A direção abusa da exploração da câmera na mão, mas isto não constitui o maior problema. Este se concentra na abordagem do tema. O terreno, como se disse, é fabular, pois a narração fica com a garota e ela está o tempo todo com os olhos voltados para um mundo bem mais amplo: o universo. E aqui cabe poesia. Mas quase sempre o diretor expande em demasia o olhar poético.

E tal expansão passa pela ecologia (calotas geladas derretendo, como se estas fossem a causa do furacão), pela resistência burra do pai e dos amigos dele em não saírem da área degradada, correndo todo o tipo de riscos (e, ademais, há uma criança a ser cuidada), pelo apego ao caos, como se nele houvesse algum tipo de redenção — o pai enfrenta o furacão dando-lhe tiros (pode até servir ao tal olhar poético, mas beira o patético) — e, por fim, pelo clima apocalíptico.

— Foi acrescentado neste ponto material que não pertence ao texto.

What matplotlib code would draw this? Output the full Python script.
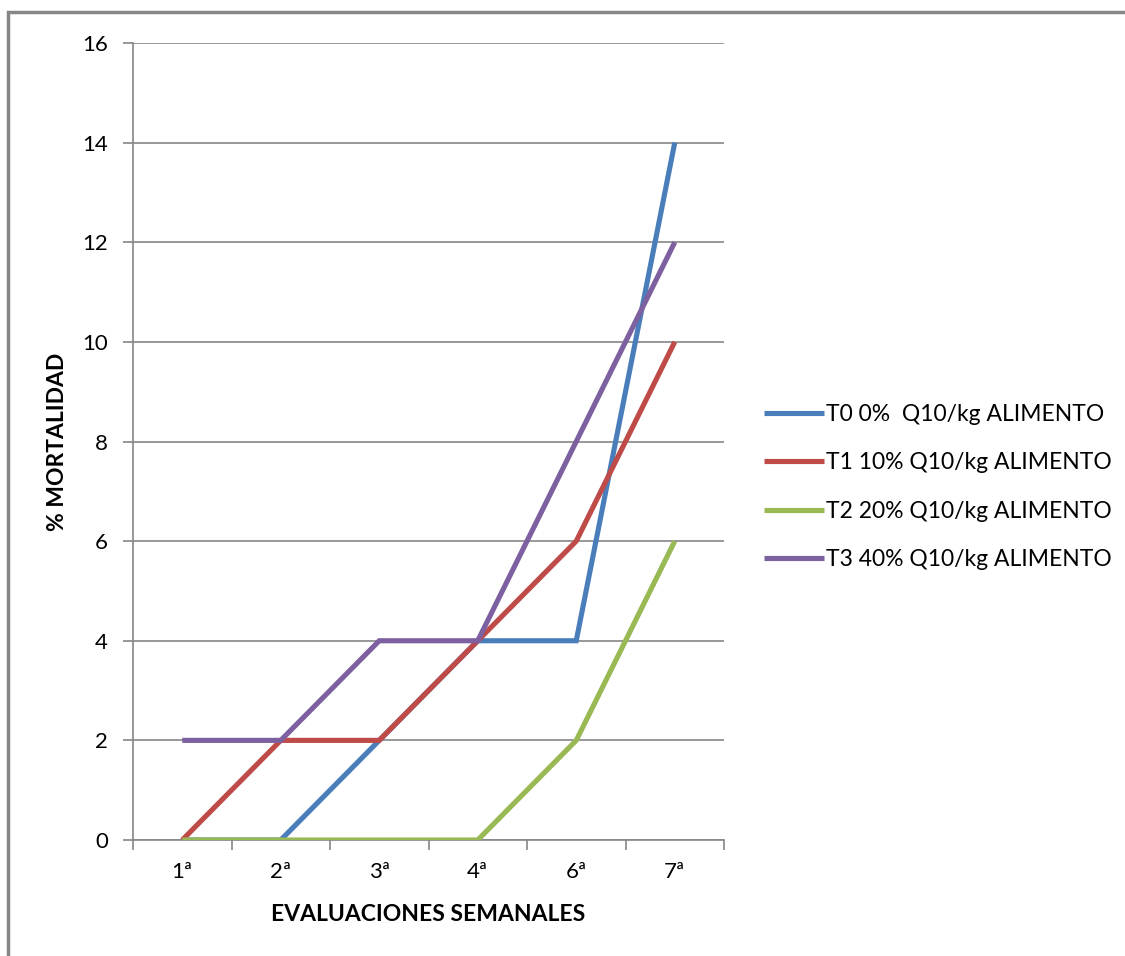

Tudo isto cabe, mas o fio da navalha adotado pelo diretor quase decompõe o filme. Menos mal que há oscilações: momentos quase piegas das calotas se derretendo, momentos grandiosos da tempestade. Porém, os primeiros dominam a cena, pois os pobres de New Orleans são vítimas (e claro que são), mas ganham olhar piedoso do diretor.

Não por acaso Sundance se comoveu. É fácil se emocionar com grandes tragédias; os jornais da TV ajudam a transportar nossas próprias dores para a dor alheia (mas anônima), que se desfaz em simples movimento do controle remoto.

'Indomável Sonhadora' — título bem ruim para algo como 'Bestas do Sudeste Selvagem', o original — até pode ser apreciado pela linguagem, seu grande trunfo (dispensa o linear e o realismo), mas fica a um passo da tênue fronteira que nos separa de filmes que se notabilizam apenas por serem cheios de boas intenções.